Yorch se fue por lo cartonero, por esa misma convicción que la poesía murió en sus formas más típicas y vinculantes. Tenía bastante tiempo de llevar esta poesía en ristre y por igual, la edición cartonera salió el año pasado, a finales de esos meses en que, hartos de todo, hacíamos fiestas con cabezas de atún asada y rones habaneros bajo le mango.
Aquí están tres poemas, elegidos más por su pulsación que por un estado crítico que me haya llegado de improviso, y en efecto, la pulsación tenía toda la razón. La pulsación bien pudo llegar por albedrío, al abrir cualquiera de sus páginas:
Los fogoneros
Ninguna rosa se abre ni repica campana alguna en este lugar. Me reúno con los fogoneros que hablan de gobernar esta ciudad atestada de ratas. Cuando un mendigo se me acerca, como un amigo le doy algo de dinero, mientras el erario de todos se hunde en el fango del coñac, entre bebedores de frac y monstruos suavemente retocados para no espantarse a sí mismos.
Es agradable cuando me hundo en la almohada, con alguna esperanza de recibir un manotazo de aire fresco que amortigue el inexorable mañana.
Una fruta
Hubo un tiempo en que mi pelo era abundante y jugaba con todo. Cerca del agua, tu amiga nos había seguido y nosotros deseábamos estar solos ¿Lo recuerdas? Vos venías detrás de mí, apenada, con tus sandalias de madera y tu vestido de manta. Miremos desde aquí a los corredores, te dije, ya están listos.
Acodados contra la calle los vimos hacer su número. Con furia inusual mi entrepierna lo horadaba todo en la ondulación tibia. Sin ruido, mis manos enlazaron la cintura de tu amiga y la embestí suavemente, con total descaro, y te vi triste y lejana, y otra vez triste. Como es usual, los recuerdos no pueden ordenarse. El viejo vigilante de la estancia se acercó para hacernos una pregunta inútil, y yo huí de furia.
Esa tarde, desmelenado, oriné en le sendero, cerca de las acrobacias, y te vi, virgen todavía, utópica, buscarme por la alameda.
Nadie nos vio esa tarde, hondos en el bosque. Levanté tu velo en la llanura, lejos de todo. Como un paria vagué por el mármol y los campanarios. Oficié en lo alto de la cúpula y en el monte me refugié como un mendigo, y pude sentir tu imagen como una fruta, en mis manos.
Nuestro relato maldito
Todavía es el momento de los vulgares burgueses y su pequeño universo de hipocresía.

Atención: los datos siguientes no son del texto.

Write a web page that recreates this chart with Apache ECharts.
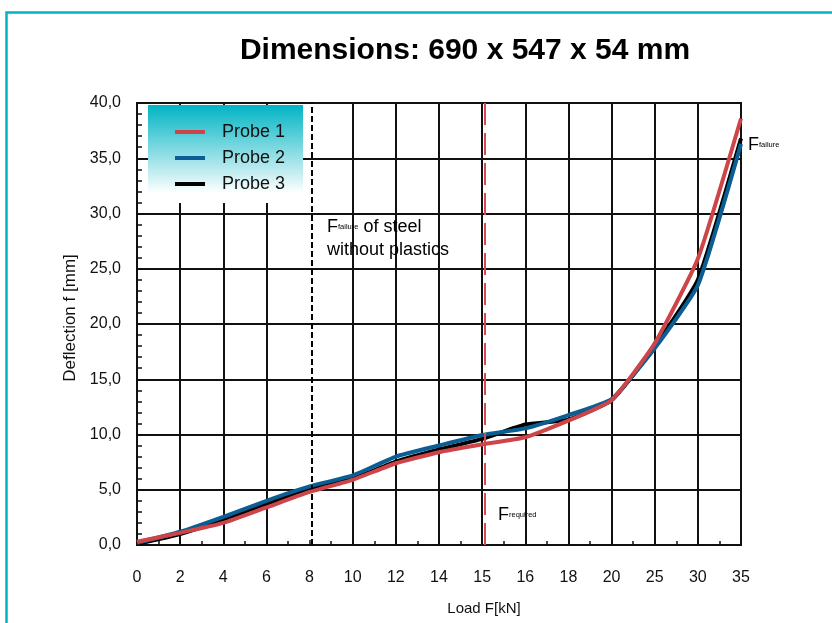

Es el momento de las religiones y la estupidez, de la desnudez femenina, de las mujeres esclavas, de los sillones imperiales tras las murallas, del ballet descolorido, de las melodías insufribles. La vulgaridad y sus joyas gotean desde la platea, sobre los tablados y el césped, y su bruma somete a los inocentes, a los poetas ingenuos, a los que mendigan un espacio para el arte. Los pálidos burgueses, los pueblerinos insulsos pretenden vigilar maliciosamente nuestro relato maldito.